··· DATASET EXCERPT ···

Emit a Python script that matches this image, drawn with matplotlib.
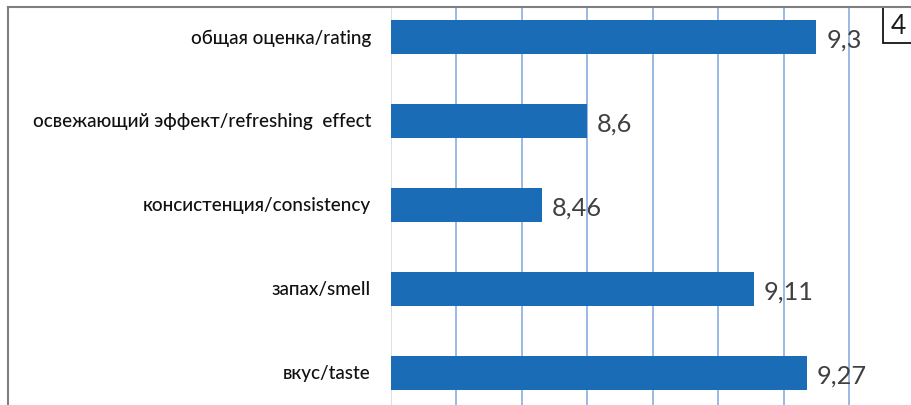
import numpy as np
import matplotlib
matplotlib.use("Agg")
import matplotlib.pyplot as plt
from matplotlib.patches import Rectangle

categories = ["общая оценка/rating",
              "освежающий эффект/refreshing  effect",
              "консистенция/consistency",
              "запах/smell",
              "вкус/taste"]
scores = [9.3, 8.6, 8.46, 9.11, 9.27]
score_labels = ["9,3", "8,6", "8,46", "9,11", "9,27"]
grid_values = [8.2, 8.4, 8.6, 8.8, 9.0, 9.2, 9.4]
panel_label = "4"

plt.rcParams['font.family'] = ['Lato', 'DejaVu Sans']

W, H = 911, 406
fig = plt.figure(figsize=(W / 100, H / 100), dpi=100)

# plot area: from the left axis line to the right edge (cropped picture)
ax = fig.add_axes([391 / W, 0, 520 / W, (H - 8) / H])
ypos = np.arange(len(categories))
ax.barh(ypos, [s - 8.0 for s in scores], left=8.0, height=0.4,
        color="#1a6cb6", zorder=2)
ax.set_xlim(8.0, 9.589)
ax.set_ylim(4.381, -0.357)
for g in grid_values:
    ax.axvline(g, color="#7fa5dc", lw=1.1, zorder=1)
ax.axvline(8.0, color="#d9d9d9", lw=1.2, zorder=1)
for s in ax.spines.values():
    s.set_visible(False)
ax.set_xticks([])
ax.set_yticks([])

for y, s, lab in zip(ypos, scores, score_labels):
    ax.text(s + 0.03, y + 0.03, lab, ha="left", va="center",
            fontsize=18.3, color="#404040", zorder=3)
for y, c in zip(ypos, categories):
    ax.annotate(c, xy=(0, y), xycoords=("axes fraction", "data"),
                xytext=(-20, 0), textcoords="offset pixels",
                ha="right", va="center", fontsize=13.6, color="#111111",
                fontweight="medium")

# outer frame (top and left edges visible)
fig.add_artist(plt.Line2D([8 / W, 1], [1 - 8 / H, 1 - 8 / H],
                          color="#7f7f7f", lw=1.5, transform=fig.transFigure))
fig.add_artist(plt.Line2D([8 / W, 8 / W], [0, 1 - 8 / H],
                          color="#7f7f7f", lw=1.5, transform=fig.transFigure))

# panel number box
fig.add_artist(Rectangle((883 / W, 1 - 44 / H), 40 / W, 36 / H,
                         transform=fig.transFigure, fill=True,
                         facecolor="white", edgecolor="black", lw=1.2))
fig.text(898 / W, 1 - 27 / H, panel_label, ha="center", va="center",
         fontsize=19, color="#1a1a1a")

fig.savefig("out.png", dpi=100)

···

Print the complete listing exactly as it stands, without its pictures.

Emit a Python script that matches this image, drawn with matplotlib.
import numpy as np
import matplotlib
matplotlib.use("Agg")
import matplotlib.pyplot as plt
from matplotlib.patches import Rectangle

categories = ["общая оценка/rating",
              "освежающий эффект/refreshing  effect",
              "консистенция/consistency",
              "запах/smell",
              "вкус/taste"]
scores = [9.3, 8.6, 8.46, 9.11, 9.27]
score_labels = ["9,3", "8,6", "8,46", "9,11", "9,27"]
grid_values = [8.2, 8.4, 8.6, 8.8, 9.0, 9.2, 9.4]
panel_label = "4"

plt.rcParams['font.family'] = ['Lato', 'DejaVu Sans']

W, H = 911, 406
fig = plt.figure(figsize=(W / 100, H / 100), dpi=100)

# plot area: from the left axis line to the right edge (cropped picture)
ax = fig.add_axes([391 / W, 0, 520 / W, (H - 8) / H])
ypos = np.arange(len(categories))
ax.barh(ypos, [s - 8.0 for s in scores], left=8.0, height=0.4,
        color="#1a6cb6", zorder=2)
ax.set_xlim(8.0, 9.589)
ax.set_ylim(4.381, -0.357)
for g in grid_values:
    ax.axvline(g, color="#7fa5dc", lw=1.1, zorder=1)
ax.axvline(8.0, color="#d9d9d9", lw=1.2, zorder=1)
for s in ax.spines.values():
    s.set_visible(False)
ax.set_xticks([])
ax.set_yticks([])

for y, s, lab in zip(ypos, scores, score_labels):
    ax.text(s + 0.03, y + 0.03, lab, ha="left", va="center",
            fontsize=18.3, color="#404040", zorder=3)
for y, c in zip(ypos, categories):
    ax.annotate(c, xy=(0, y), xycoords=("axes fraction", "data"),
                xytext=(-20, 0), textcoords="offset pixels",
                ha="right", va="center", fontsize=13.6, color="#111111",
                fontweight="medium")

# outer frame (top and left edges visible)
fig.add_artist(plt.Line2D([8 / W, 1], [1 - 8 / H, 1 - 8 / H],
                          color="#7f7f7f", lw=1.5, transform=fig.transFigure))
fig.add_artist(plt.Line2D([8 / W, 8 / W], [0, 1 - 8 / H],
                          color="#7f7f7f", lw=1.5, transform=fig.transFigure))

# panel number box
fig.add_artist(Rectangle((883 / W, 1 - 44 / H), 40 / W, 36 / H,
                         transform=fig.transFigure, fill=True,
                         facecolor="white", edgecolor="black", lw=1.2))
fig.text(898 / W, 1 - 27 / H, panel_label, ha="center", va="center",
         fontsize=19, color="#1a1a1a")

fig.savefig("out.png", dpi=100)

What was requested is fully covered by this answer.